Ciò che in ogni caso appare evidente è che il sionismo, non potendo permettersi un confronto militare diretto contro l'Iran, troppo potente sul piano militare e demografico, cerchi comunque di favorire e cavalcare ogni manifestazione di dissenso e opposizione interna sfruttando i servizi di agitatori professionisti, agenti infiltrati e di gruppi terroristici come i Mujahedin-e Khalq; ennesima espressione di quell'americanismo di sinistra che ha fatto danni incalcolabili ovunque si sia palesato.
Nessun dubbio inoltre sul fatto che l'amministrazione Rouhani non si sia dimostrata all'altezza della situazione. E paradossalmente è stata proprio la sprovveduta strategia del “tutto e subito” attuata dagli Stati Uniti a rendere evidente l'infiltrazione occidentale e sionista nelle proteste facendo in modo che questa venisse facilmente individuata e contrastata dalle forze di sicurezza senza ricorrere, al momento, all'aiuto delle Guardie rivoluzionarie.
L'errore del presidente Rouhani, inoltre, è stato quello di aver firmato un accordo, fidandosi dei partner occidentali e nella prospettiva di vantaggi economici immediati, che in ogni caso avrebbe messo a rischio la stabilità e la tenuta del sistema iraniano.

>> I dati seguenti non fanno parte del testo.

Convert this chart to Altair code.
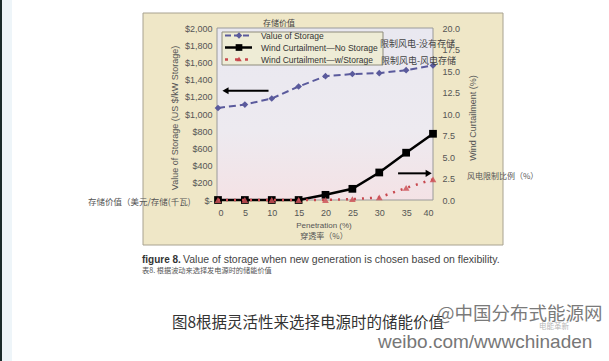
import altair as alt
import pandas as pd

# ---- data -------------------------------------------------------------
penetration = [0, 5, 10, 15, 20, 25, 30, 35, 40]
storage_value = [1070, 1110, 1180, 1320, 1440, 1465, 1475, 1510, 1565]      # US $/kW
curtail_no_storage = [0, 0, 0, 0, 0.6, 1.3, 3.2, 5.5, 7.7]                  # %
curtail_w_storage = [0, 0, 0, 0, 0, 0.1, 0.3, 1.4, 2.4]                     # %

series_names = ["Value of Storage",
                "Wind Curtailment\u2014No Storage",
                "Wind Curtailment\u2014w/Storage"]
x_ticks = [0, 5, 10, 15, 20, 25, 30, 35, 40]
left_ticks = [0, 200, 400, 600, 800, 1000, 1200, 1400, 1600, 1800, 2000]
right_ticks = [0.0, 2.5, 5.0, 7.5, 10.0, 12.5, 15.0, 17.5, 20.0]

# pointer arrows (data units)
left_arrow_p = [1.4, 9.4]
left_arrow_v = [1270]
right_arrow_p = [33.5, 39.2]
right_arrow_v = [3.1]

# text
zh_top = "存储价值"
zh_no_storage = "限制风电-没有存储"
zh_w_storage = "限制风电-风电存储"
zh_left_note = "存储价值（美元/存储(千瓦)"
zh_right_note = "风电限制比例（%）"
left_title = "Value of Storage (US $/kW Storage)"
right_title = "Wind Curtailment (%)"
x_title = "Penetration (%)"
zh_x_title = "穿透率（%）"
fig_label = "figure 8."
fig_caption = "Value of storage when new generation is chosen based on flexibility."
zh_fig_caption = "表8. 根据波动来选择发电源时的储能价值"
zh_caption = "图8根据灵活性来选择电源时的储能价值"
mark_name = "@中国分布式能源网"
mark_url = "weibo.com/wwwchinaden"
mark_small = "电能革新"

# ---- styling ----------------------------------------------------------
W, H = 215, 172
SANS = "Liberation Sans"
CJK = "Noto Sans CJK SC"
PURPLE = "#5a5a9c"
RED = "#c8484e"
PANEL = "#efe7c7"
GREY = "#555555"

ONE = alt.Data(values=[{}])


def box(x, x2, y, y2, **kw):
    return alt.Chart(ONE).mark_rect(**kw).encode(
        x=alt.value(x), x2=alt.value(x2), y=alt.value(y), y2=alt.value(y2))


def label(text, x, y, **kw):
    return alt.Chart(ONE).mark_text(text=text, **kw).encode(
        x=alt.value(x), y=alt.value(y))


def seg(x, x2, y, **kw):
    return alt.Chart(ONE).mark_rule(**kw).encode(
        x=alt.value(x), x2=alt.value(x2), y=alt.value(y))


def dot(x, y, **kw):
    return alt.Chart(ONE).mark_point(**kw).encode(x=alt.value(x), y=alt.value(y))


# ---- axes & scales ----------------------------------------------------
x_axis = alt.Axis(values=x_ticks, title=None, domain=False, ticks=False, grid=False,
                  labelFont=SANS, labelFontSize=9, labelColor=GREY, labelPadding=8,
                  zindex=2)
x_scale = alt.Scale(domain=[0, 40], nice=False, zero=False)
x_enc = alt.X("p:Q", scale=x_scale, axis=x_axis)

left_axis = alt.Axis(orient="left", values=left_ticks, title=None, domain=False,
                     ticks=False, grid=False, labelFont=SANS, labelFontSize=9,
                     labelColor=GREY, labelPadding=6, zindex=2,
                     labelExpr="datum.value == 0 ? '$-' : '$' + format(datum.value, ',')")
right_axis = alt.Axis(orient="right", values=right_ticks, format=".1f", title=None,
                      domain=False, ticks=False, grid=False, labelFont=SANS,
                      labelFontSize=9, labelColor=GREY, labelPadding=9, zindex=2)
left_scale = alt.Scale(domain=[0, 2000], nice=False)
right_scale = alt.Scale(domain=[0, 20], nice=False)

df = pd.DataFrame({"p": penetration, "v": storage_value,
                   "ns": curtail_no_storage, "ws": curtail_w_storage})
base = alt.Chart(df)

yL = alt.Y("v:Q", scale=left_scale, axis=left_axis)
yNS = alt.Y("ns:Q", scale=right_scale, axis=right_axis)
yWS = alt.Y("ws:Q", scale=right_scale, axis=right_axis)

# ---- value of storage (left axis) ------------------------------------
storage_line = base.mark_line(color=PURPLE, strokeWidth=2, strokeDash=[7, 4]).encode(x=x_enc, y=yL)
storage_pts = base.mark_point(shape="diamond", filled=True, size=45, color=PURPLE,
                              opacity=1).encode(x=x_enc, y=yL)
arrow_l = pd.DataFrame({"p": [left_arrow_p[0]], "p2": [left_arrow_p[1]], "v": left_arrow_v})
arrow_l_rule = alt.Chart(arrow_l).mark_rule(color="black", strokeWidth=2).encode(
    x=x_enc, x2="p2:Q", y=yL)
arrow_l_head = alt.Chart(arrow_l).mark_point(shape="triangle-left", filled=True, size=50,
                                             color="black", opacity=1).encode(x=x_enc, y=yL)
left_group = alt.layer(storage_line, storage_pts, arrow_l_rule, arrow_l_head)

# ---- wind curtailment (right axis) -----------------------------------
ns_line = base.mark_line(color="black", strokeWidth=2.5).encode(x=x_enc, y=yNS)
ns_pts = base.mark_point(shape="square", filled=True, size=60, color="black",
                         opacity=1).encode(x=x_enc, y=yNS)
ws_line = base.mark_line(color=RED, strokeWidth=2.5, strokeDash=[2, 6]).encode(x=x_enc, y=yWS)
ws_pts = base.mark_point(shape="triangle-up", filled=True, size=45, color="#cc5258",
                         opacity=0.85).encode(x=x_enc, y=yWS)
arrow_r = pd.DataFrame({"p": [right_arrow_p[0]], "p2": [right_arrow_p[1]], "ns": right_arrow_v})
arrow_r_rule = alt.Chart(arrow_r).mark_rule(color="black", strokeWidth=2).encode(
    x=x_enc, x2="p2:Q", y=yNS)
arrow_r_head = alt.Chart(arrow_r).mark_point(shape="triangle-right", filled=True, size=50,
                                             color="black", opacity=1).encode(
    x=alt.X("p2:Q", scale=x_scale, axis=x_axis), y=yNS)
right_group = alt.layer(ns_line, ns_pts, ws_line, ws_pts, arrow_r_rule, arrow_r_head)

# ---- background decoration -------------------------------------------
plot_fill = alt.Gradient(
    gradient="linear", x1=0, x2=0, y1=0, y2=1,
    stops=[alt.GradientStop(color="#e9e8f0", offset=0),
           alt.GradientStop(color="#edeaf0", offset=0.6),
           alt.GradientStop(color="#f4e2e5", offset=1)])

decor = [
    box(-218, -216, -28, 333, fill="#1b2b2b"),
    box(-216, -206, -28, 333, fill="#eef5f9"),
    box(-75, 285, -15, 217, fill=PANEL, stroke="#a8a290", strokeWidth=1),
    box(-1, W, 0, H, fill=plot_fill, stroke="#9a9a9a", strokeWidth=1),
]

# ---- legend box -------------------------------------------------------
legend = [
    box(4, 165, 4, 37, fill="#eeecd6", stroke="#8e8c7c", strokeWidth=1),
    seg(7, 34, 7.5, color=PURPLE, strokeWidth=2, strokeDash=[6, 3]),
    dot(21, 7.5, shape="diamond", filled=True, size=40, color=PURPLE, opacity=1),
    seg(7, 34, 19.5, color="black", strokeWidth=2.5),
    dot(21, 19.5, shape="square", filled=True, size=45, color="black", opacity=1),
    seg(7, 34, 31.5, color=RED, strokeWidth=2.5, strokeDash=[3, 7]),
    dot(21, 31, shape="triangle-up", filled=True, size=30, color=RED, opacity=1),
    label(series_names[0], 43, 7.5, font=SANS, fontSize=8.5, color="#333", align="left", baseline="middle"),
    label(series_names[1], 43, 19.5, font=SANS, fontSize=8.5, color="#333", align="left", baseline="middle"),
    label(series_names[2], 43, 31.5, font=SANS, fontSize=8.5, color="#333", align="left", baseline="middle"),
]

# ---- annotations ------------------------------------------------------
notes = [
    label(zh_top, 45, -4, font=CJK, fontSize=8, color="#444", align="left", baseline="middle"),
    label(zh_no_storage, 162, 15.5, font=CJK, fontSize=9, color="#444", align="left", baseline="middle"),
    label(zh_w_storage, 163, 33, font=CJK, fontSize=9, color="#444", align="left", baseline="middle"),
    label(zh_left_note, -130, 174, font=CJK, fontSize=8.5, color=GREY, align="left", baseline="middle"),
    label(zh_right_note, 249, 149, font=CJK, fontSize=8, color=GREY, align="left", baseline="middle"),
    label(left_title, -43, 90, font=SANS, fontSize=9, color=GREY, angle=270, align="center", baseline="middle"),
    label(right_title, 255, 90, font=SANS, fontSize=9, color=GREY, angle=270, align="center", baseline="middle"),
    label(x_title, 106, 197.5, font=SANS, fontSize=8, color=GREY, align="center", baseline="middle"),
    label(zh_x_title, 106, 209, font=CJK, fontSize=8, color=GREY, align="center", baseline="middle"),
    label(fig_label, -76, 232, font=SANS, fontSize=10, fontWeight="bold", color="#333", align="left", baseline="middle"),
    label(fig_caption, -35, 232, font=SANS, fontSize=10.5, color="#444", align="left", baseline="middle"),
    label(zh_fig_caption, -76, 243, font=CJK, fontSize=7.2, color=GREY, align="left", baseline="middle"),
    label(zh_caption, -46, 295, font=CJK, fontSize=15.5, color="#333", align="left", baseline="middle"),
    label(mark_name, 219, 286, font=CJK, fontSize=18.5, color="#7a7a7a", align="left", baseline="middle"),
    label(mark_small, 321, 299, font=CJK, fontSize=7.5, color="#b8b8b8", align="left", baseline="middle"),
    label(mark_url, 160, 314, font=SANS, fontSize=19, color="#777777", align="left", baseline="middle"),
]

chart = alt.layer(
    *decor, left_group, right_group, *legend, *notes
).resolve_scale(
    y="independent"
).properties(
    width=W, height=H,
    padding={"left": 218, "top": 28, "right": 176, "bottom": 161},
    autosize=alt.AutoSizeParams(type="none"),
    background="white",
).configure_view(stroke=None)

chart.save("out.html", embed_options={"renderer": "svg", "actions": False})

Un errore che ha la sua origine nel non aver tenuto a mente l'insegnamento di Jalal Al-e Ahmad: colui che rese celebre il concetto di gharbzadegi (intossicazione da Occidente) coniato da Ahmad Fardid nella metà degli anni Cinquanta del XX secolo. Infatti, consapevole di non poter tornare indietro ad un passato pre-tecnologico, Jalal Al-e Ahmad, profondo estimatore di Junger e Heidegger, si proponeva come obiettivo la distruzione degli effetti tossici della modernità occidentale attraverso la sua trasfigurazione e usando la sua tecnologia subordinandola (e non acquisendola acriticamente) al servizio di uno Stato sciita rivitalizzato ed al potere dell'autentica cultura iranica tradizionale.